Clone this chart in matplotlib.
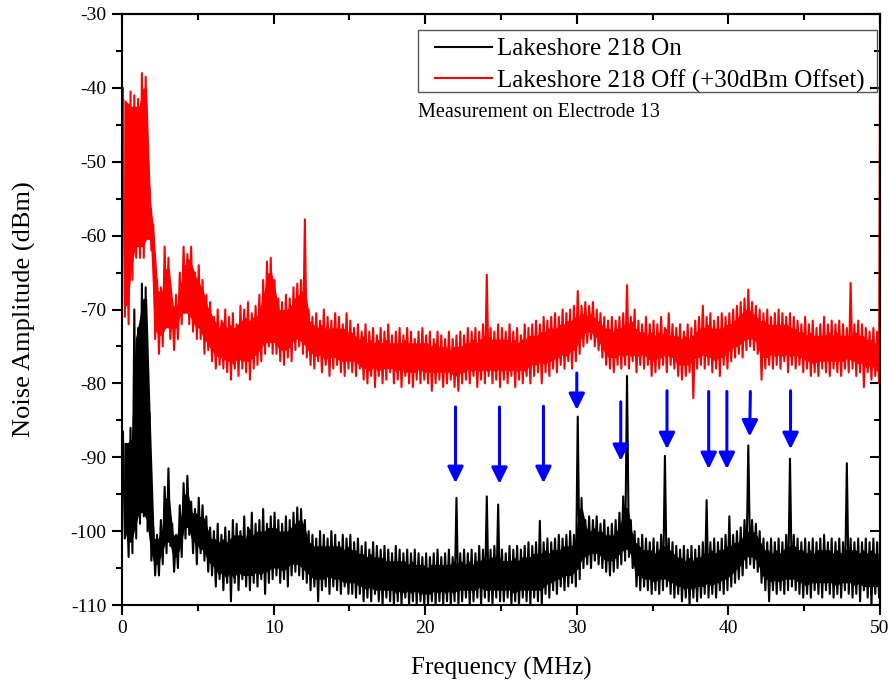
import numpy as np
import matplotlib
matplotlib.use('Agg')
import matplotlib.pyplot as plt
from matplotlib.patches import Rectangle
from matplotlib.ticker import MultipleLocator, NullFormatter

plt.rcParams['font.family'] = ['Liberation Serif', 'DejaVu Serif']
plt.rcParams['axes.unicode_minus'] = False

# spectrum: 0.25 MHz bins, upper / lower excursion of the trace in each bin
bin_step = 0.25
freq_bins = np.arange(0, 50, bin_step)

# Lakeshore 218 Off (+30 dBm offset), red
red_hi = [
    -40, -59, -40.5, -41, -41.5, -38, -38.5, -53.5, -58.5, -66, -67, -61.5, -63, -69, -68, -65, -61.5, -62.5, -61.5, -65,
    -64, -66, -68, -69, -71, -70, -71.5, -70, -71, -70.5, -72, -69.5, -70, -69, -70.5, -69.5, -68, -66, -63.5, -63,
    -66, -68.5, -69, -68, -68.5, -67, -66.5, -66, -57.8, -70, -71, -70.5, -71.5, -70, -71, -71.5, -70.5, -71, -72, -70.5,
    -71.5, -72.5, -72, -73, -72, -73, -72.5, -73.5, -72.5, -73, -72, -73.5, -73, -72.5, -73.5, -72.5, -73, -74, -73, -72.5,
    -73.5, -73, -74, -73, -73.5, -74, -73, -74, -73.5, -73, -73.5, -72.5, -73, -72.5, -73, -72, -65.3, -72.5, -73, -72,
    -72.5, -73, -72, -73, -72.5, -73.5, -72, -72.5, -72, -71.5, -72, -71, -71.5, -71, -70.5, -71, -70, -70.5, -70, -69.5,
    -67.5, -69.5, -69, -69.5, -69, -70, -70.5, -71, -71.5, -71, -71.5, -71, -70.5, -66.7, -71, -70, -71.5, -72, -71, -72,
    -71.5, -72, -71, -72.5, -70.5, -72, -72.5, -72, -73, -72, -72.5, -71.5, -71, -69.5, -71, -70.5, -71.5, -71, -70.5, -71,
    -70.5, -70, -69.5, -69, -68.5, -67.3, -69, -69.5, -70, -70.5, -70, -71, -70.5, -70, -70.5, -71, -70.5, -71, -71.5, -72,
    -71, -72, -71.5, -72.5, -72, -71, -72, -71.5, -72, -71.5, -72, -72.5, -66.4, -72, -71.5, -72, -72.5, -73, -72.5, -73,
]
red_lo = [
    -71, -72, -66, -63, -63, -63, -58, -62, -74, -76, -75, -72, -74, -75.5, -74, -72, -70, -72, -73, -74,
    -74, -76, -75.5, -77, -78, -77.5, -78, -78.5, -79.5, -78, -79, -78, -78.5, -79.5, -78, -77.5, -77, -76, -75, -76,
    -76, -77, -77.5, -76.5, -77, -75.5, -75, -76, -76.5, -77.5, -78, -77, -78.5, -77.5, -79, -78, -77.5, -78.5, -79, -78,
    -78.5, -79, -78, -79.5, -80, -79, -80.5, -79, -80, -79.5, -78.5, -80, -79.5, -80.5, -79, -80, -80.5, -79.5, -80, -79.5,
    -80, -81, -80, -79.5, -80.5, -80, -79.5, -80.5, -81, -80, -79.5, -80, -79, -80.5, -79.5, -80, -79, -80, -79.5, -80.5,
    -79.5, -80, -79, -80.5, -79.5, -80, -79, -80, -79, -78.5, -80, -78.5, -79, -78, -78.5, -77.5, -78, -77, -78, -77,
    -76, -75, -74.5, -74, -75, -75.5, -76.5, -77.5, -78, -78.5, -77.5, -78, -77.5, -78, -77, -78.5, -77.5, -78, -77.5, -79,
    -78.5, -78, -77.5, -78.5, -77.5, -78, -79, -79.5, -79, -78.5, -82, -78, -77.5, -78, -77.5, -78.5, -78, -79, -77.5, -78,
    -77, -76.5, -76, -76.5, -75.5, -75, -75.5, -76, -79.5, -78, -77.5, -78, -77.5, -78, -77, -78.5, -77.5, -78, -77.5, -78.5,
    -78, -79, -78.5, -79, -78, -78.5, -79, -78, -78.5, -79, -78, -78.5, -78, -79, -78.5, -80.5, -78.5, -79.5, -79, -80,
]
red_ends = [-40.0, -40.0]

# Lakeshore 218 On, black
black_hi = [
    -86.5, -95, -86, -70, -72.5, -66.5, -67, -84, -99.5, -100.5, -98.5, -94, -91.5, -99, -100.5, -96.5, -93.5, -92.5, -96, -97,
    -95.5, -96.5, -98, -99.5, -100, -99, -100.5, -99.5, -100, -98.5, -99, -100, -98, -99.5, -97.5, -99, -98.5, -97, -99, -98,
    -97.5, -98.5, -99, -98, -98.5, -97.5, -96.8, -97, -98.5, -100, -100.5, -101, -100, -100.5, -101, -100, -100.5, -101.5, -100.5, -101,
    -100.5, -101.5, -101, -102, -101.5, -102.5, -101.5, -102, -102.5, -102, -102.5, -103, -102, -102.5, -103, -102.5, -103, -102.5, -103, -103.5,
    -103, -103.5, -103, -102.5, -103.5, -103, -102.5, -103.5, -95.5, -103, -102.5, -103, -102.5, -103, -102, -102.5, -95.3, -102.5, -102, -96.4,
    -102.5, -103, -102, -102.5, -102, -102.5, -102, -101.5, -102, -101.5, -98.6, -101.5, -101, -101.5, -101, -100.5, -101, -100.5, -100, -100.5,
    -84.5, -95.5, -98.5, -98, -98.5, -98, -99, -98.5, -99.5, -99, -98.5, -97.5, -95.3, -79, -98.5, -100, -101, -100.5, -101, -101.5,
    -101, -101.5, -100.5, -89.8, -101, -101.5, -102, -102.5, -102, -102.5, -102, -102.5, -102, -101.5, -95.8, -101.5, -101, -101.5, -101, -100.5,
    -98, -100.5, -100, -99.5, -98.5, -88.4, -98.5, -99, -100, -101, -101.5, -101, -101.5, -101, -101.5, -100.5, -90.2, -100.5, -101, -101.5,
    -101, -101.5, -101, -101.5, -101, -100.5, -101.5, -101, -101.5, -101, -101.5, -90.8, -101, -101.5, -101, -101.5, -101, -101.5, -101, -101.5,
]
black_lo = [
    -101, -103.5, -103, -101, -99, -98, -100, -104, -106, -106, -104.5, -103, -102, -105.5, -105, -103.5, -101, -100.5, -103, -104.5,
    -103, -104, -105.5, -106, -107.5, -106.5, -108, -107, -109.5, -107, -108, -106.5, -107.5, -108, -107, -107.5, -106.5, -108.5, -107, -106.5,
    -106, -107, -106.5, -107.5, -106, -105.5, -106, -106.5, -107, -108, -107.5, -109.5, -108, -107.5, -108.5, -107.5, -108, -108.5, -107.5, -108.5,
    -108.5, -109, -108.5, -109.5, -109, -109.5, -108.5, -109.5, -110, -109, -109.5, -110, -109.5, -110, -109, -110, -109.5, -110, -109.5, -110,
    -110, -109.5, -110, -109.5, -110, -109.5, -110, -109.5, -110, -109.5, -109, -110, -109.5, -109, -110, -109, -109.5, -110, -109, -109.5,
    -109.5, -109, -110, -109.5, -110, -109, -109.5, -110, -109, -109.5, -110, -108.5, -109, -108, -108.5, -107.5, -108, -107.5, -107, -107.5,
    -106.5, -105, -104.5, -105, -104, -104.5, -105, -105.5, -106, -105.5, -105, -104.5, -104, -103.5, -105, -107.5, -108, -107.5, -108, -108.5,
    -108, -108.5, -108, -107.5, -108.5, -109, -108.5, -109.5, -109, -110, -109, -109.5, -109, -108.5, -109, -108.5, -109, -108, -108.5, -108,
    -107.5, -107, -106.5, -106, -105, -104.5, -105, -105.5, -107, -108, -109.5, -108, -108.5, -108, -108.5, -108, -107.5, -108, -108.5, -109,
    -108.5, -109, -108, -108.5, -109, -108, -108.5, -109, -108.5, -109, -108, -108.5, -109, -108.5, -109.5, -108, -109, -110, -108.5, -109,
]
black_ends = [-88.0, -104.0]

# blue arrows marking the spurs on the black trace
arrow_x = [22.0, 24.9, 27.8, 30.0, 32.9, 35.95, 38.7, 39.9, 41.4, 44.1]
arrow_tail_x = [22.0, 24.9, 27.8, 30.0, 32.9, 35.95, 38.7, 39.9, 41.45, 44.1]
arrow_top = [-83.2, -83.2, -83.1, -78.6, -82.5, -81.0, -81.1, -81.1, -81.1, -81.0]
arrow_tip = [-93.5, -93.6, -93.5, -83.6, -90.5, -88.9, -91.6, -91.6, -87.2, -88.9]


def trace(hi, lo, ends):
    # hi/lo alternate inside each bin, like the dense analyser trace
    x = [0.0]
    y = [ends[0]]
    for f, a, b in zip(freq_bins, hi, lo):
        x += [f + bin_step * 0.25, f + bin_step * 0.75]
        y += [a, b]
    x.append(50.0)
    y.append(ends[1])
    return np.array(x), np.array(y)


def core(hi, lo, inset=1.5):
    # solid middle of the band: median of each bin and its neighbours (drops lone spurs),
    # pulled in a little so the trace's own excursions stay ragged on top of it
    hp = np.pad(np.asarray(hi, float), 1, mode='edge')
    lp = np.pad(np.asarray(lo, float), 1, mode='edge')
    top = np.median(np.vstack([hp[:-2], hp[1:-1], hp[2:]]), axis=0) - inset
    bot = np.median(np.vstack([lp[:-2], lp[1:-1], lp[2:]]), axis=0) + inset
    top = np.maximum(top, bot)
    return freq_bins + bin_step / 2, bot, top


fig = plt.figure(figsize=(8.88, 6.88), dpi=100)
ax = fig.add_axes([122 / 888, 1 - 605 / 688, 758 / 888, 591 / 688])

xb, yb = trace(black_hi, black_lo, black_ends)
xr, yr = trace(red_hi, red_lo, red_ends)
cx, cb, ct = core(red_hi, red_lo)
ax.fill_between(cx, cb, ct, color='#ff0000', lw=0, zorder=2)
ax.plot(xr, yr, color='#ff0000', lw=1.5, label='Lakeshore 218 Off (+30dBm Offset)', zorder=2)
cx, cb, ct = core(black_hi, black_lo)
ax.fill_between(cx, cb, ct, color='black', lw=0, zorder=3)
ax.plot(xb, yb, color='black', lw=1.5, label='Lakeshore 218 On', zorder=3)

for xt, xh, y0, y1 in zip(arrow_tail_x, arrow_x, arrow_top, arrow_tip):
    ax.annotate('', xy=(xh, y1), xytext=(xt, y0),
                arrowprops=dict(arrowstyle='-|>,head_length=0.65,head_width=0.32',
                                color='#0000ff', lw=2.2, mutation_scale=15,
                                shrinkA=0, shrinkB=0), zorder=4)

ax.set_xlim(0, 50)
ax.set_ylim(-110, -30)
ax.xaxis.set_major_locator(MultipleLocator(10))
ax.xaxis.set_minor_locator(MultipleLocator(5))
ax.yaxis.set_major_locator(MultipleLocator(10))
ax.yaxis.set_minor_locator(MultipleLocator(5))
ax.tick_params(which='major', direction='out', length=7, width=1.5, labelsize=14, pad=4,
               top=False, right=False)
ax.tick_params(which='minor', direction='out', length=4, width=1.5, top=False, right=False)
for s in ax.spines.values():
    s.set_linewidth(1.5)

# top and right axes carry inward ticks only
secx = ax.secondary_xaxis('top')
secx.xaxis.set_major_locator(MultipleLocator(10))
secx.xaxis.set_minor_locator(MultipleLocator(5))
secx.xaxis.set_major_formatter(NullFormatter())
secx.tick_params(which='major', direction='in', length=7, width=1.5)
secx.tick_params(which='minor', direction='in', length=4, width=1.5)
secx.spines['top'].set_linewidth(1.5)
secy = ax.secondary_yaxis('right')
secy.yaxis.set_major_locator(MultipleLocator(10))
secy.yaxis.set_minor_locator(MultipleLocator(5))
secy.yaxis.set_major_formatter(NullFormatter())
secy.tick_params(which='major', direction='in', length=7, width=1.5)
secy.tick_params(which='minor', direction='in', length=4, width=1.5)
secy.spines['right'].set_linewidth(1.5)

ax.set_xlabel('Frequency (MHz)', fontsize=18, labelpad=14)
ax.set_ylabel('Noise Amplitude (dBm)', fontsize=19, labelpad=25)

# legend without its own frame; box drawn separately so the left margin matches
handles, labels = ax.get_legend_handles_labels()
leg = ax.legend(handles[::-1], labels[::-1], loc='upper left', bbox_to_anchor=(0.4129, 0.9595),
                borderaxespad=0, borderpad=0, fontsize=18, frameon=False,
                handlelength=2.3, handletextpad=0.2, labelspacing=0.35)
for ln in leg.get_lines():
    ln.set_linewidth(1.5)
ax.add_patch(Rectangle((0.3905, 0.8681), 0.6055, 0.1049, transform=ax.transAxes,
                       fill=False, edgecolor='#555555', lw=1.0, zorder=5))

ax.text(0.3905, 0.8325, 'Measurement on Electrode 13', transform=ax.transAxes,
        fontsize=14.5, va='center', ha='left')

fig.savefig('out.png', dpi=100)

*EXERCISE*: From the first line above through the line containing "from matplotlib.ticker import", copy everything exactly, without the pictures.

*WRITTEN ANSWER*:
Clone this chart in matplotlib.
import numpy as np
import matplotlib
matplotlib.use('Agg')
import matplotlib.pyplot as plt
from matplotlib.patches import Rectangle
from matplotlib.ticker import MultipleLocator, NullFormatter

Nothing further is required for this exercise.